>> BEGIN DATA EXCERPT

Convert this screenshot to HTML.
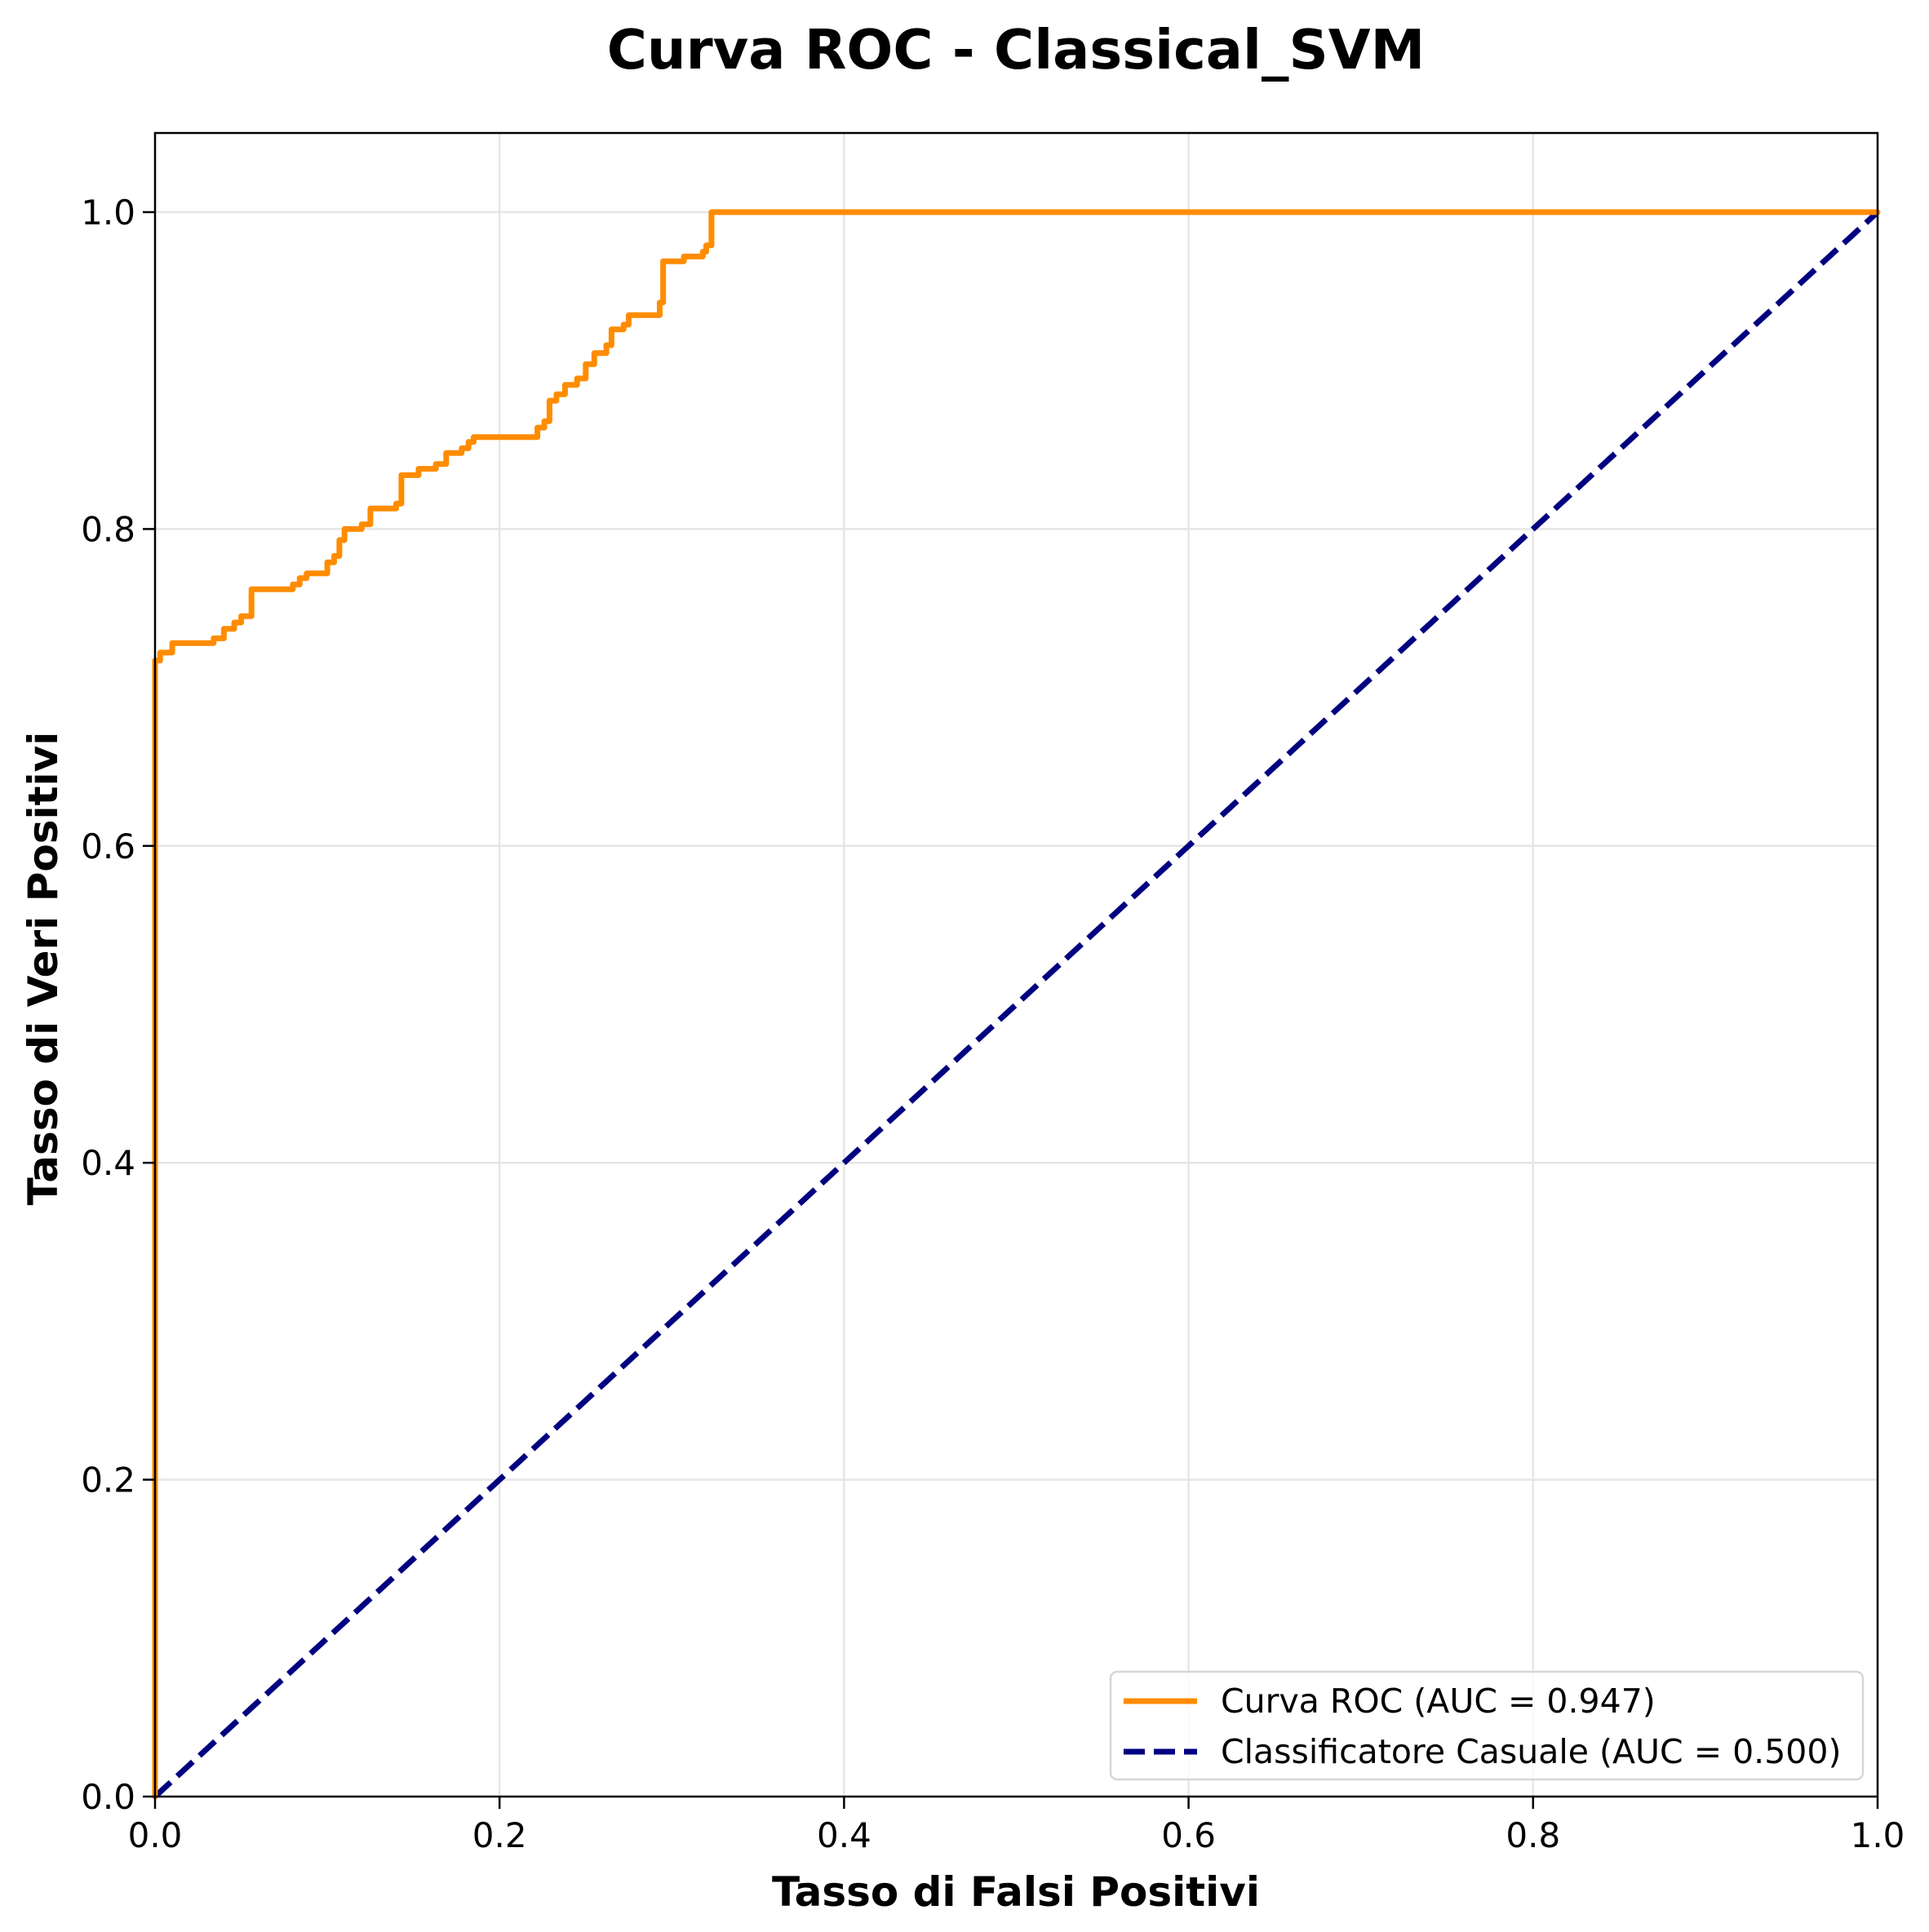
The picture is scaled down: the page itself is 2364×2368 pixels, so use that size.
<!DOCTYPE html>
<html><head><meta charset="utf-8"><style>
html,body{margin:0;padding:0;background:#fff;}
svg{display:block;font-family:"DejaVu Sans","Liberation Sans",sans-serif;}
</style></head><body>
<svg id="chart" width="2364" height="2368" viewBox="0 0 2364 2368" xmlns="http://www.w3.org/2000/svg">
<rect width="2364" height="2368" fill="#fff"/>
<text x="1245" y="84" text-anchor="middle" font-size="67" font-weight="bold">Curva ROC - Classical_SVM</text>
<g id="grid"></g>
<g id="series"></g>
<rect x="190" y="163" width="2111" height="2039" fill="none" stroke="#000" stroke-width="2.5"/>
<g id="ticks"></g>
<text x="1245" y="2336" text-anchor="middle" font-size="50" font-weight="bold">Tasso di Falsi Positivi</text>
<text transform="translate(70,1187) rotate(-90)" text-anchor="middle" font-size="50" font-weight="bold">Tasso di Veri Positivi</text>
<g>
<rect x="1361" y="2049" width="922" height="132" rx="8" fill="#fff" fill-opacity="0.8" stroke="#d6d6d6" stroke-width="2.5"/>
<line x1="1377" y1="2085" x2="1467" y2="2085" stroke="#ff8c00" stroke-width="7"/>
<text x="1496" y="2099" font-size="41">Curva ROC (AUC = 0.947)</text>
<line x1="1377" y1="2147" x2="1467" y2="2147" stroke="#000080" stroke-width="7" stroke-dasharray="26,11"/>
<text x="1496" y="2161" font-size="41">Classificatore Casuale (AUC = 0.500)</text>
</g>
</svg>
<script>
const fpr = [0,0,0.003,0.003,0.01,0.034,0.034,0.04,0.046,0.05,0.056,0.08,0.084,0.088,0.1,0.104,0.107,0.11,0.12,0.125,0.14,0.143,0.153,0.163,0.169,0.178,0.182,0.185,0.222,0.226,0.229,0.233,0.238,0.245,0.25,0.255,0.262,0.265,0.272,0.275,0.293,0.295,0.307,0.318,0.32,0.323,1.0];
const tpr = [0,0.717,0.717,0.722,0.728,0.728,0.731,0.737,0.741,0.745,0.762,0.765,0.769,0.772,0.779,0.783,0.793,0.8,0.803,0.813,0.816,0.834,0.838,0.841,0.848,0.851,0.855,0.858,0.864,0.868,0.881,0.885,0.891,0.895,0.904,0.911,0.916,0.926,0.929,0.935,0.943,0.969,0.972,0.975,0.979,1.0,1.0];
const diagX = [0,1];
const diagY = [0,1];
const tickVals = [0,0.2,0.4,0.6,0.8,1.0];
const tickLabels = ["0.0","0.2","0.4","0.6","0.8","1.0"];
const X0=190,X1=2301,Y0=2202,Y1=260;
const sx=v=>X0+v*(X1-X0);
const sy=v=>Y0-v*(Y0-Y1);
const NS="http://www.w3.org/2000/svg";
function mk(tag,attrs,parent){const e=document.createElementNS(NS,tag);for(const k in attrs)e.setAttribute(k,attrs[k]);parent.appendChild(e);return e;}
const grid=document.getElementById('grid'),ticks=document.getElementById('ticks'),series=document.getElementById('series');
tickVals.forEach((v,i)=>{
  let g=mk('line',{x1:sx(v),x2:sx(v),y1:163,y2:Y0,stroke:'#e6e6e6','stroke-width':2.5},grid);
  
  
  g=mk('line',{x1:X0,x2:X1,y1:sy(v),y2:sy(v),stroke:'#e6e6e6','stroke-width':2.5},grid);
  
  
  let t=mk('line',{x1:sx(v),x2:sx(v),y1:Y0,y2:Y0+15,stroke:'#000','stroke-width':2.5},ticks);
  
  
  t=mk('line',{x1:X0-15,x2:X0,y1:sy(v),y2:sy(v),stroke:'#000','stroke-width':2.5},ticks);
  
  
  let l=mk('text',{x:sx(v),y:Y0+62,'text-anchor':'middle','font-size':42},ticks);
  l.textContent=tickLabels[i];
  
  
  l=mk('text',{x:X0-24,y:sy(v)+15,'text-anchor':'end','font-size':42},ticks);
  l.textContent=tickLabels[i];
  
  
});
let d=mk('line',{x1:sx(diagX[0]),y1:sy(diagY[0]),x2:sx(diagX[1]),y2:sy(diagY[1]),stroke:'#000080','stroke-width':7,'stroke-dasharray':'26,11'},series);


let p='M'+sx(fpr[0]).toFixed(1)+','+sy(tpr[0]).toFixed(1);
for(let i=1;i<fpr.length;i++){p+=' H'+sx(fpr[i]).toFixed(1)+' V'+sy(tpr[i]).toFixed(1);}
let r=mk('path',{d:p,fill:'none',stroke:'#ff8c00','stroke-width':7,'stroke-linejoin':'round','stroke-linecap':'round'},series);


</script>
</body></html>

>> END DATA EXCERPT

### [WORK INSTRUCTIONS]
Print the listing above in full, exactly as written. Omit any pictures.

### [ANSWER BELOW]
Convert this screenshot to HTML.
The picture is scaled down: the page itself is 2364×2368 pixels, so use that size.
<!DOCTYPE html>
<html><head><meta charset="utf-8"><style>
html,body{margin:0;padding:0;background:#fff;}
svg{display:block;font-family:"DejaVu Sans","Liberation Sans",sans-serif;}
</style></head><body>
<svg id="chart" width="2364" height="2368" viewBox="0 0 2364 2368" xmlns="http://www.w3.org/2000/svg">
<rect width="2364" height="2368" fill="#fff"/>
<text x="1245" y="84" text-anchor="middle" font-size="67" font-weight="bold">Curva ROC - Classical_SVM</text>
<g id="grid"></g>
<g id="series"></g>
<rect x="190" y="163" width="2111" height="2039" fill="none" stroke="#000" stroke-width="2.5"/>
<g id="ticks"></g>
<text x="1245" y="2336" text-anchor="middle" font-size="50" font-weight="bold">Tasso di Falsi Positivi</text>
<text transform="translate(70,1187) rotate(-90)" text-anchor="middle" font-size="50" font-weight="bold">Tasso di Veri Positivi</text>
<g>
<rect x="1361" y="2049" width="922" height="132" rx="8" fill="#fff" fill-opacity="0.8" stroke="#d6d6d6" stroke-width="2.5"/>
<line x1="1377" y1="2085" x2="1467" y2="2085" stroke="#ff8c00" stroke-width="7"/>
<text x="1496" y="2099" font-size="41">Curva ROC (AUC = 0.947)</text>
<line x1="1377" y1="2147" x2="1467" y2="2147" stroke="#000080" stroke-width="7" stroke-dasharray="26,11"/>
<text x="1496" y="2161" font-size="41">Classificatore Casuale (AUC = 0.500)</text>
</g>
</svg>
<script>
const fpr = [0,0,0.003,0.003,0.01,0.034,0.034,0.04,0.046,0.05,0.056,0.08,0.084,0.088,0.1,0.104,0.107,0.11,0.12,0.125,0.14,0.143,0.153,0.163,0.169,0.178,0.182,0.185,0.222,0.226,0.229,0.233,0.238,0.245,0.25,0.255,0.262,0.265,0.272,0.275,0.293,0.295,0.307,0.318,0.32,0.323,1.0];
const tpr = [0,0.717,0.717,0.722,0.728,0.728,0.731,0.737,0.741,0.745,0.762,0.765,0.769,0.772,0.779,0.783,0.793,0.8,0.803,0.813,0.816,0.834,0.838,0.841,0.848,0.851,0.855,0.858,0.864,0.868,0.881,0.885,0.891,0.895,0.904,0.911,0.916,0.926,0.929,0.935,0.943,0.969,0.972,0.975,0.979,1.0,1.0];
const diagX = [0,1];
const diagY = [0,1];
const tickVals = [0,0.2,0.4,0.6,0.8,1.0];
const tickLabels = ["0.0","0.2","0.4","0.6","0.8","1.0"];
const X0=190,X1=2301,Y0=2202,Y1=260;
const sx=v=>X0+v*(X1-X0);
const sy=v=>Y0-v*(Y0-Y1);
const NS="http://www.w3.org/2000/svg";
function mk(tag,attrs,parent){const e=document.createElementNS(NS,tag);for(const k in attrs)e.setAttribute(k,attrs[k]);parent.appendChild(e);return e;}
const grid=document.getElementById('grid'),ticks=document.getElementById('ticks'),series=document.getElementById('series');
tickVals.forEach((v,i)=>{
  let g=mk('line',{x1:sx(v),x2:sx(v),y1:163,y2:Y0,stroke:'#e6e6e6','stroke-width':2.5},grid);
  
  
  g=mk('line',{x1:X0,x2:X1,y1:sy(v),y2:sy(v),stroke:'#e6e6e6','stroke-width':2.5},grid);
  
  
  let t=mk('line',{x1:sx(v),x2:sx(v),y1:Y0,y2:Y0+15,stroke:'#000','stroke-width':2.5},ticks);
  
  
  t=mk('line',{x1:X0-15,x2:X0,y1:sy(v),y2:sy(v),stroke:'#000','stroke-width':2.5},ticks);
  
  
  let l=mk('text',{x:sx(v),y:Y0+62,'text-anchor':'middle','font-size':42},ticks);
  l.textContent=tickLabels[i];
  
  
  l=mk('text',{x:X0-24,y:sy(v)+15,'text-anchor':'end','font-size':42},ticks);
  l.textContent=tickLabels[i];
  
  
});
let d=mk('line',{x1:sx(diagX[0]),y1:sy(diagY[0]),x2:sx(diagX[1]),y2:sy(diagY[1]),stroke:'#000080','stroke-width':7,'stroke-dasharray':'26,11'},series);


let p='M'+sx(fpr[0]).toFixed(1)+','+sy(tpr[0]).toFixed(1);
for(let i=1;i<fpr.length;i++){p+=' H'+sx(fpr[i]).toFixed(1)+' V'+sy(tpr[i]).toFixed(1);}
let r=mk('path',{d:p,fill:'none',stroke:'#ff8c00','stroke-width':7,'stroke-linejoin':'round','stroke-linecap':'round'},series);


</script>
</body></html>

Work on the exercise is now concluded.